St. Barbara's church and Prague Castle were awesome to behold, filling your body with the presence and ideas of countless people of the past, slipped between the stones and hovering in the shadowed corners waiting to be found. As breathtaking as grand scale is, I usually find most joy in the smaller or more out-of-the-way things, details, or coincidences. One of my favorite adornments of St. Barbara's was this fresco in a window alcove. Though huge (possibly 20 feet tall), it could not compete with the majesty of the whole church, and enjoyed its muted sunlight in quiet contemplation. It portrayed a raggedly-dressed man, bearded and barefoot striding across a stream with a great walking stick. There was no explanation, but my mind went instantly to a Wanderer archetype, an Odin or Berggeist or Grímnir forever seeking, like Petr's grim visage at the top of my post.

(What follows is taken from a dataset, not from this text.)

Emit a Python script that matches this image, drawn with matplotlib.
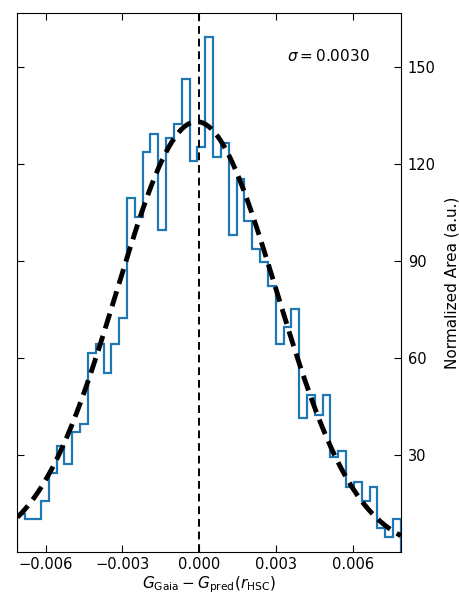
import numpy as np
import matplotlib
matplotlib.use("Agg")
import matplotlib.pyplot as plt
from matplotlib.ticker import FuncFormatter

# Histogram range (data min / max) and bin count
x_min = -0.00710
x_max = 0.00788
n_bins = 49

# Normalized histogram heights (left to right)
heights = [11.7, 10.2, 10.2, 15.9, 24.3, 32.9, 27.3, 37.2, 39.6, 61.5,
           64.2, 55.2, 64.2, 72.4, 109.3, 103.6, 123.5, 129.2, 99.5, 127.9,
           132.3, 146.2, 120.8, 125.1, 159.1, 122.2, 126.3, 98.0, 115.3, 102.3,
           93.6, 89.5, 82.3, 64.2, 69.6, 75.1, 41.3, 48.5, 42.4, 48.5,
           29.5, 31.3, 20.0, 21.6, 15.9, 20.0, 7.3, 4.6, 10.2]

# Gaussian fit parameters
g_amp = 133.0
g_mu = -0.0001
g_sigma = 0.00312
sigma_label = r'$\sigma = 0.0030$'

x_ticks = [-0.006, -0.003, 0.000, 0.003, 0.006]
y_ticks = [30, 60, 90, 120, 150]

fig = plt.figure(figsize=(4.59, 5.94), dpi=100)
ax = fig.add_axes([0.038, 0.0707, 0.8355, 0.907])

edges = np.linspace(x_min, x_max, n_bins + 1)
ax.stairs(heights, edges, baseline=0, fill=False, color='#1f77b4', lw=1.6)

xx = np.linspace(x_min, x_max, 400)
yy = g_amp * np.exp(-0.5 * ((xx - g_mu) / g_sigma) ** 2)
ax.plot(xx, yy, color='black', lw=3.5, ls=(0, (3.2, 1.6)))

ax.axvline(0.0, color='black', lw=1.4, ls=(0, (4, 2.5)))

ax.set_xlim(x_min, x_max)
ax.set_ylim(0, 166.5)
ax.set_xticks(x_ticks)
ax.set_yticks(y_ticks)
ax.xaxis.set_major_formatter(FuncFormatter(lambda v, p: ('%.3f' % v).replace('-', '\u2212')))
ax.yaxis.tick_right()
ax.yaxis.set_label_position('right')
ax.tick_params(axis='both', which='both', direction='in', top=True, bottom=True,
               left=True, right=True, length=5, labelsize=10.5)
ax.tick_params(axis='y', pad=5)
ax.set_ylabel('Normalized Area (a.u.)', fontsize=11, labelpad=6)
ax.set_xlabel(r'$G_{\rm Gaia} - G_{\rm pred}(r_{\rm HSC})$', fontsize=11, labelpad=2)

ax.text(0.81, 0.92, sigma_label, transform=ax.transAxes, ha='center', va='center',
        fontsize=11)

fig.savefig('out.png', dpi=100)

But that is not the image that stands with me when I look back on my trip, particularly of Petr. I think mostly of crouching over my work at the jewelry bench, with him behind me at the grinder, in our own worlds of creation and handwork, or else on the way to a place I could not imagine, blissful in the surety of seeing something incredible. But I think the most rewarding and hopeful experience was being part of a rich and full life, with equal parts maturity and childishness, intellect and intuition, seriousness and play, embodied by Petr and his family, and responsible for the quality of his work and his life, to which I am honored to have borne witness.